#### [Given request]
Output the material word for word. Leave each picture out.

#### [Given data]

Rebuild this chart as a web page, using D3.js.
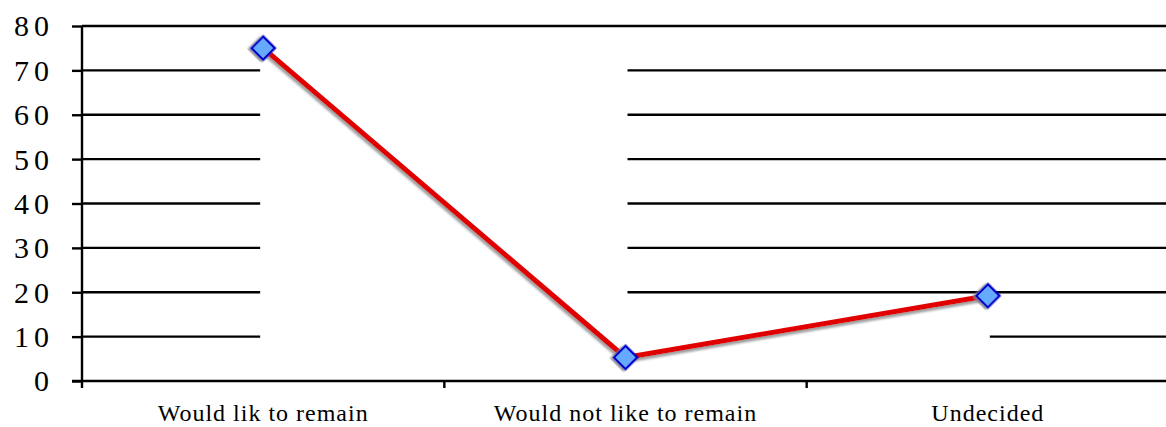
<!DOCTYPE html>
<html>
<head>
<meta charset="utf-8">
<script src="https://cdn.jsdelivr.net/npm/d3@7.9.0/dist/d3.min.js"></script>
<style>
  html, body { margin: 0; padding: 0; background: #fff; }
  svg { display: block; }
  text { font-family: "Liberation Serif", "Times New Roman", serif; fill: #000; }
</style>
</head>
<body>
<svg id="chart" width="1166" height="427"></svg>
<script>
const categories = ['Would lik to remain', 'Would not like to remain', 'Undecided'];
const values = [75, 5.3, 19.2];
const yTicks = [0, 10, 20, 30, 40, 50, 60, 70, 80];

const width = 1166;
const height = 427;
const margin = { top: 26, right: -3, bottom: 46, left: 82 };

const svg = d3.select('#chart');

const defs = svg.append('defs');
const shadow = defs.append('filter')
  .attr('id', 'shadow')
  .attr('x', '-20%').attr('y', '-20%')
  .attr('width', '140%').attr('height', '140%');
shadow.append('feDropShadow')
  .attr('dx', -1).attr('dy', 3)
  .attr('stdDeviation', 1)
  .attr('flood-color', '#888')
  .attr('flood-opacity', 0.8);

const x = d3.scaleBand()
  .domain(categories)
  .range([margin.left, width - margin.right]);

const y = d3.scaleLinear()
  .domain([0, 80])
  .range([height - margin.bottom, margin.top]);

const cx = (d) => x(d) + x.bandwidth() / 2;

// gridlines: the stretch between two neighbouring points hides every line it crosses
const points = categories.map((c, i) => ({ x: cx(c), v: values[i] }));
const stops = [margin.left].concat(points.map((p) => p.x), [width]);
const gridSegs = [];
yTicks.filter((t) => t > 0).forEach((t) => {
  let start = null;
  for (let i = 0; i < stops.length - 1; i++) {
    let hidden = false;
    if (i > 0 && i < points.length) {
      const a = points[i - 1].v;
      const b = points[i].v;
      hidden = t > Math.min(a, b) && t < Math.max(a, b);
    }
    if (!hidden && start === null) start = i === 0 ? stops[i] : stops[i] + 2;
    if (hidden && start !== null) {
      gridSegs.push({ t, x0: start, x1: stops[i] - 3 });
      start = null;
    }
  }
  if (start !== null) gridSegs.push({ t, x0: start, x1: width });
});

svg.append('g')
  .selectAll('line')
  .data(gridSegs)
  .join('line')
  .attr('x1', (d) => d.x0)
  .attr('x2', (d) => d.x1)
  .attr('y1', (d) => y(d.t))
  .attr('y2', (d) => y(d.t))
  .attr('stroke', '#000')
  .attr('stroke-width', 2.4);

// y axis
const yAxis = svg.append('g')
  .attr('transform', `translate(${margin.left},0)`)
  .call(d3.axisLeft(y).tickValues(yTicks).tickSize(10).tickPadding(18).tickFormat(d3.format('d')));
yAxis.select('.domain').attr('stroke', '#000').attr('stroke-width', 2.4)
  .attr('d', `M0,${y(0) + 7}V${y(80)}`);
yAxis.selectAll('.tick line').attr('stroke', '#000').attr('stroke-width', 2.4);
yAxis.selectAll('.tick text')
  .style('font-size', '30px')
  .style('letter-spacing', '5px')
  .attr('dy', '0.33em');

// x axis
const xAxis = svg.append('g')
  .attr('transform', `translate(0,${y(0)})`)
  .call(d3.axisBottom(x).tickSize(0).tickPadding(23));
xAxis.select('.domain').attr('stroke', '#000').attr('stroke-width', 2.4)
  .attr('d', `M${margin.left - 10},0H${width}`);
xAxis.selectAll('.tick text')
  .style('font-size', '24px')
  .style('letter-spacing', '1px');

svg.append('g')
  .selectAll('line')
  .data(categories.slice(1))
  .join('line')
  .attr('x1', (d) => x(d))
  .attr('x2', (d) => x(d))
  .attr('y1', y(0))
  .attr('y2', y(0) + 7)
  .attr('stroke', '#000')
  .attr('stroke-width', 2.4);

// series
const line = d3.line()
  .x((d, i) => cx(categories[i]))
  .y((d) => y(d));

svg.append('path')
  .datum(values)
  .attr('d', line)
  .attr('fill', 'none')
  .attr('stroke', '#e00000')
  .attr('stroke-width', 5)
  .attr('filter', 'url(#shadow)');

svg.append('g')
  .selectAll('path')
  .data(values)
  .join('path')
  .attr('d', d3.symbol().type(d3.symbolSquare).size(270))
  .attr('transform', (d, i) => `translate(${cx(categories[i])},${y(d)}) rotate(45)`)
  .attr('fill', '#66aaff')
  .attr('stroke', '#0000cc')
  .attr('stroke-width', 2.5)
  .attr('filter', 'url(#shadow)');
</script>
</body>
</html>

#### [Expected answer]
Rebuild this chart as a web page, using D3.js.
<!DOCTYPE html>
<html>
<head>
<meta charset="utf-8">
<script src="https://cdn.jsdelivr.net/npm/d3@7.9.0/dist/d3.min.js"></script>
<style>
  html, body { margin: 0; padding: 0; background: #fff; }
  svg { display: block; }
  text { font-family: "Liberation Serif", "Times New Roman", serif; fill: #000; }
</style>
</head>
<body>
<svg id="chart" width="1166" height="427"></svg>
<script>
const categories = ['Would lik to remain', 'Would not like to remain', 'Undecided'];
const values = [75, 5.3, 19.2];
const yTicks = [0, 10, 20, 30, 40, 50, 60, 70, 80];

const width = 1166;
const height = 427;
const margin = { top: 26, right: -3, bottom: 46, left: 82 };

const svg = d3.select('#chart');

const defs = svg.append('defs');
const shadow = defs.append('filter')
  .attr('id', 'shadow')
  .attr('x', '-20%').attr('y', '-20%')
  .attr('width', '140%').attr('height', '140%');
shadow.append('feDropShadow')
  .attr('dx', -1).attr('dy', 3)
  .attr('stdDeviation', 1)
  .attr('flood-color', '#888')
  .attr('flood-opacity', 0.8);

const x = d3.scaleBand()
  .domain(categories)
  .range([margin.left, width - margin.right]);

const y = d3.scaleLinear()
  .domain([0, 80])
  .range([height - margin.bottom, margin.top]);

const cx = (d) => x(d) + x.bandwidth() / 2;

// gridlines: the stretch between two neighbouring points hides every line it crosses
const points = categories.map((c, i) => ({ x: cx(c), v: values[i] }));
const stops = [margin.left].concat(points.map((p) => p.x), [width]);
const gridSegs = [];
yTicks.filter((t) => t > 0).forEach((t) => {
  let start = null;
  for (let i = 0; i < stops.length - 1; i++) {
    let hidden = false;
    if (i > 0 && i < points.length) {
      const a = points[i - 1].v;
      const b = points[i].v;
      hidden = t > Math.min(a, b) && t < Math.max(a, b);
    }
    if (!hidden && start === null) start = i === 0 ? stops[i] : stops[i] + 2;
    if (hidden && start !== null) {
      gridSegs.push({ t, x0: start, x1: stops[i] - 3 });
      start = null;
    }
  }
  if (start !== null) gridSegs.push({ t, x0: start, x1: width });
});

svg.append('g')
  .selectAll('line')
  .data(gridSegs)
  .join('line')
  .attr('x1', (d) => d.x0)
  .attr('x2', (d) => d.x1)
  .attr('y1', (d) => y(d.t))
  .attr('y2', (d) => y(d.t))
  .attr('stroke', '#000')
  .attr('stroke-width', 2.4);

// y axis
const yAxis = svg.append('g')
  .attr('transform', `translate(${margin.left},0)`)
  .call(d3.axisLeft(y).tickValues(yTicks).tickSize(10).tickPadding(18).tickFormat(d3.format('d')));
yAxis.select('.domain').attr('stroke', '#000').attr('stroke-width', 2.4)
  .attr('d', `M0,${y(0) + 7}V${y(80)}`);
yAxis.selectAll('.tick line').attr('stroke', '#000').attr('stroke-width', 2.4);
yAxis.selectAll('.tick text')
  .style('font-size', '30px')
  .style('letter-spacing', '5px')
  .attr('dy', '0.33em');

// x axis
const xAxis = svg.append('g')
  .attr('transform', `translate(0,${y(0)})`)
  .call(d3.axisBottom(x).tickSize(0).tickPadding(23));
xAxis.select('.domain').attr('stroke', '#000').attr('stroke-width', 2.4)
  .attr('d', `M${margin.left - 10},0H${width}`);
xAxis.selectAll('.tick text')
  .style('font-size', '24px')
  .style('letter-spacing', '1px');

svg.append('g')
  .selectAll('line')
  .data(categories.slice(1))
  .join('line')
  .attr('x1', (d) => x(d))
  .attr('x2', (d) => x(d))
  .attr('y1', y(0))
  .attr('y2', y(0) + 7)
  .attr('stroke', '#000')
  .attr('stroke-width', 2.4);

// series
const line = d3.line()
  .x((d, i) => cx(categories[i]))
  .y((d) => y(d));

svg.append('path')
  .datum(values)
  .attr('d', line)
  .attr('fill', 'none')
  .attr('stroke', '#e00000')
  .attr('stroke-width', 5)
  .attr('filter', 'url(#shadow)');

svg.append('g')
  .selectAll('path')
  .data(values)
  .join('path')
  .attr('d', d3.symbol().type(d3.symbolSquare).size(270))
  .attr('transform', (d, i) => `translate(${cx(categories[i])},${y(d)}) rotate(45)`)
  .attr('fill', '#66aaff')
  .attr('stroke', '#0000cc')
  .attr('stroke-width', 2.5)
  .attr('filter', 'url(#shadow)');
</script>
</body>
</html>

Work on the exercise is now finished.